--- start of PROVIDED DATA ---

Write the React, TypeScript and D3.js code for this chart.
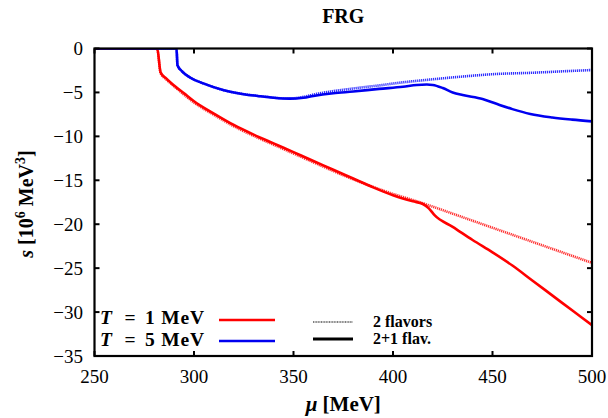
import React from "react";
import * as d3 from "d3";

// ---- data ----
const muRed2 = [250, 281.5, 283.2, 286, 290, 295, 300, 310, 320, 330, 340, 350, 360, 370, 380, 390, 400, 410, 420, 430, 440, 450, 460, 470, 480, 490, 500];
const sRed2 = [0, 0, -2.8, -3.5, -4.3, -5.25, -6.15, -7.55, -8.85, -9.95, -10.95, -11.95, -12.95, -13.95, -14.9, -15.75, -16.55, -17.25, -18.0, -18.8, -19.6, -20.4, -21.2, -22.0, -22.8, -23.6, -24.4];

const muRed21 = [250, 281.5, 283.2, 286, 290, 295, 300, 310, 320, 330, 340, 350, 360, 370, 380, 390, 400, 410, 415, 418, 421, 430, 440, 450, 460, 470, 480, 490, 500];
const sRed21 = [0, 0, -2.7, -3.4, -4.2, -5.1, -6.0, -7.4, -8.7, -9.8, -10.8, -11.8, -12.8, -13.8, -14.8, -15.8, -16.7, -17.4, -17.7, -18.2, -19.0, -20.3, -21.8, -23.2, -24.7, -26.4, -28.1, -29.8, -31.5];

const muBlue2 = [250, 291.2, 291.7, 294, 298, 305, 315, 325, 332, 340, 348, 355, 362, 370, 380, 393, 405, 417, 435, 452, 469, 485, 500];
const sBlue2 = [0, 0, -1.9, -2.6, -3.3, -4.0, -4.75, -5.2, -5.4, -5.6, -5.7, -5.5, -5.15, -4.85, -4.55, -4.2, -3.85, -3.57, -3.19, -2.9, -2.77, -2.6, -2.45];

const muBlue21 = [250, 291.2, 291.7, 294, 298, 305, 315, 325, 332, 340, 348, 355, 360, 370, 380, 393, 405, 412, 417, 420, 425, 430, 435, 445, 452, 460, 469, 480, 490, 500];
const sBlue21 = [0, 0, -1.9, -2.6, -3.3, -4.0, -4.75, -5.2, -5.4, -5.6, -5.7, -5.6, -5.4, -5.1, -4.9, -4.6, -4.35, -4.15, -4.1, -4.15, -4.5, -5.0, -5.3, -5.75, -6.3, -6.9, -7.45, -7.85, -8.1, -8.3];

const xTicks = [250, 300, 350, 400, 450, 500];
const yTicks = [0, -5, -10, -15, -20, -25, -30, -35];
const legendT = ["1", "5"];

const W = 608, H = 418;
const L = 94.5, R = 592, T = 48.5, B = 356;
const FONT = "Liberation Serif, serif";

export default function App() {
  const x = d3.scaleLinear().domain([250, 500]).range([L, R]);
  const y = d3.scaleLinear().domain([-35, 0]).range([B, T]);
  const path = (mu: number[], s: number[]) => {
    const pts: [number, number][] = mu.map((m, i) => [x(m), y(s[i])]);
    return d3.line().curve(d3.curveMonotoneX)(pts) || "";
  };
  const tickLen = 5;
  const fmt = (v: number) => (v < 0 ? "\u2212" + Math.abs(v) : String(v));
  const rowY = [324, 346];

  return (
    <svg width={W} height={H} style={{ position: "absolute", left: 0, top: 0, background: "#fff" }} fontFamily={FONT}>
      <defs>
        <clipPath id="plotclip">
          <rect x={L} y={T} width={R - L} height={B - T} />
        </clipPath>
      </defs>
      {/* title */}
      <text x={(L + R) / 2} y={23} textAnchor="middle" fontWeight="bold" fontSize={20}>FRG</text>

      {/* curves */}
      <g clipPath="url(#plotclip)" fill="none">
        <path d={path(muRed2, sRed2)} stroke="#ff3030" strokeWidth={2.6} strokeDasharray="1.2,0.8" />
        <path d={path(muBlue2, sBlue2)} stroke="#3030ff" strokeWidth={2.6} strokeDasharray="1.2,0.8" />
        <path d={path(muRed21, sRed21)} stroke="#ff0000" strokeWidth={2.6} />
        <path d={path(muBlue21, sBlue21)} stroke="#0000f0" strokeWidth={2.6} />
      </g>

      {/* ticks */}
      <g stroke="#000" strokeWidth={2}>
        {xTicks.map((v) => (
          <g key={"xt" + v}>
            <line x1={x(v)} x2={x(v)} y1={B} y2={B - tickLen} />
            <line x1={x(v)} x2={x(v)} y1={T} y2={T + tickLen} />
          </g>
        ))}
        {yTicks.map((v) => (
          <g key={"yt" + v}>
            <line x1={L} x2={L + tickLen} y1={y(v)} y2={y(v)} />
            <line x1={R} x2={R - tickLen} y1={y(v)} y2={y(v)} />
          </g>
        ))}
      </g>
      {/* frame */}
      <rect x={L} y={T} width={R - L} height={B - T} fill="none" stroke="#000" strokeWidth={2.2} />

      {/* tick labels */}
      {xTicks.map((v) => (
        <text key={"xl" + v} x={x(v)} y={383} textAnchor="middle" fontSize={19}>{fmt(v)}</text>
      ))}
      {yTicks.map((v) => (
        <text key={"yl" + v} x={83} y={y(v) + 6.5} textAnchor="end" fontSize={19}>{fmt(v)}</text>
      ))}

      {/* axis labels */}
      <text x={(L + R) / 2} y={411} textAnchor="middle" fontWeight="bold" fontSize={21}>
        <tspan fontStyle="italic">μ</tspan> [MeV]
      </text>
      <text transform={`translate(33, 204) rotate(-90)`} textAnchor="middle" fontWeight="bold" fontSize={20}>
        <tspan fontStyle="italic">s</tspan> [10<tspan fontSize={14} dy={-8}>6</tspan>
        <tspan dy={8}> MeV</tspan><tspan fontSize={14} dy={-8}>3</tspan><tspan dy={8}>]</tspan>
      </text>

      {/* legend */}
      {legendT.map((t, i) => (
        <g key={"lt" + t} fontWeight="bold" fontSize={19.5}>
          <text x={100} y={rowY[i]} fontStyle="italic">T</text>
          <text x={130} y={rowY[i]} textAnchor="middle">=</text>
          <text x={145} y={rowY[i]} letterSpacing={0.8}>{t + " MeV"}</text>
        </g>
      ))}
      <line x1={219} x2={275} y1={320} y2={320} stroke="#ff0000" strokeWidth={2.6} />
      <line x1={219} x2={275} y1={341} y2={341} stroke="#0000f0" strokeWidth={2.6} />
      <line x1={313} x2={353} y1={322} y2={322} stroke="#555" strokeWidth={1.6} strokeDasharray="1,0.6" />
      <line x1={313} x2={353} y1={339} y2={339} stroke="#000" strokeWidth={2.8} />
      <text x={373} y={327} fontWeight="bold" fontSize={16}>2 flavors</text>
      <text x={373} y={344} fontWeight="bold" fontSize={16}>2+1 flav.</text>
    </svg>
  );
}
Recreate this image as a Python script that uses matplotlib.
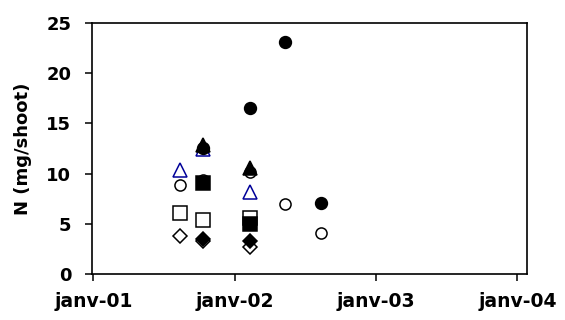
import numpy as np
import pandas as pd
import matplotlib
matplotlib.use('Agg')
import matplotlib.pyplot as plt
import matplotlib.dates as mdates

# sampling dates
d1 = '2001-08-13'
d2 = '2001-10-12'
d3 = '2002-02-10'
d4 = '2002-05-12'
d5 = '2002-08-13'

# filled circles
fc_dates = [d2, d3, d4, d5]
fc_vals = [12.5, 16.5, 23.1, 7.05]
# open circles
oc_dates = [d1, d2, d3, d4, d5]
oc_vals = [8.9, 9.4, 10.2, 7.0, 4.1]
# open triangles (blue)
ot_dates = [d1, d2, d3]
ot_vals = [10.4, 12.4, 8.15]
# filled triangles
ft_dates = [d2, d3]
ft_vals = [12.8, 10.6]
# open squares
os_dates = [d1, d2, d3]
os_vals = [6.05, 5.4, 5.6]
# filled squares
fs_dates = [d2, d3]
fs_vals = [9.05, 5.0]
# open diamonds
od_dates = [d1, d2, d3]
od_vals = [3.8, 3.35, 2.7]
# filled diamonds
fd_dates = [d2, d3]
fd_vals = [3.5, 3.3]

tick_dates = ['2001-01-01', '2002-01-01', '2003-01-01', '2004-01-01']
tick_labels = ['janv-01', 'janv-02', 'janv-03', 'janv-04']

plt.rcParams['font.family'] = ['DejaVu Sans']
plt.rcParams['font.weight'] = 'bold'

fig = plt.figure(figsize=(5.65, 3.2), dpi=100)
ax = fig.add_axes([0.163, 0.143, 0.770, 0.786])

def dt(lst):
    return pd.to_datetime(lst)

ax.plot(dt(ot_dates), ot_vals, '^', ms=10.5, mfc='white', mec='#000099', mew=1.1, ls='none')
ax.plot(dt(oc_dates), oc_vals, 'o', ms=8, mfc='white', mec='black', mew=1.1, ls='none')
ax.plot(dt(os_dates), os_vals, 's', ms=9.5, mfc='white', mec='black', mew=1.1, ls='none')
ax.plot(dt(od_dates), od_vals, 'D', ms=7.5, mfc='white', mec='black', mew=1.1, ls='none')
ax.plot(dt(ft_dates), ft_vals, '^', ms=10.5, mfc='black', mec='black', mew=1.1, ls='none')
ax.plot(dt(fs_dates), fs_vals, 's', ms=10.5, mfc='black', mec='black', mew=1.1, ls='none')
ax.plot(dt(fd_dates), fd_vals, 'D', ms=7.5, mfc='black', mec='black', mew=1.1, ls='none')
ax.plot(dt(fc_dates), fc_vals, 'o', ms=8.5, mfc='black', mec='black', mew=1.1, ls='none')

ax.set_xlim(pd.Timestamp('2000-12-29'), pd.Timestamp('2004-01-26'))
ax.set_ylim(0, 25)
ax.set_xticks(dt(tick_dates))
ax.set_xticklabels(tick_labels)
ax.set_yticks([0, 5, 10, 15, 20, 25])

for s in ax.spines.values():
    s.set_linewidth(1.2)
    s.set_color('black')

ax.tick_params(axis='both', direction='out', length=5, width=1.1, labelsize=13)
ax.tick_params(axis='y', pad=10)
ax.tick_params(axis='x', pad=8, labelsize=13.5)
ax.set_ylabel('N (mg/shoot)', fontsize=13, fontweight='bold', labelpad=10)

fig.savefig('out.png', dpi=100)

--- end of PROVIDED DATA ---

**REQUIRED TASK:** The string "React" may appear in lines of the listing above; tally those lines and give the number only.

**ANSWER BELOW:** 2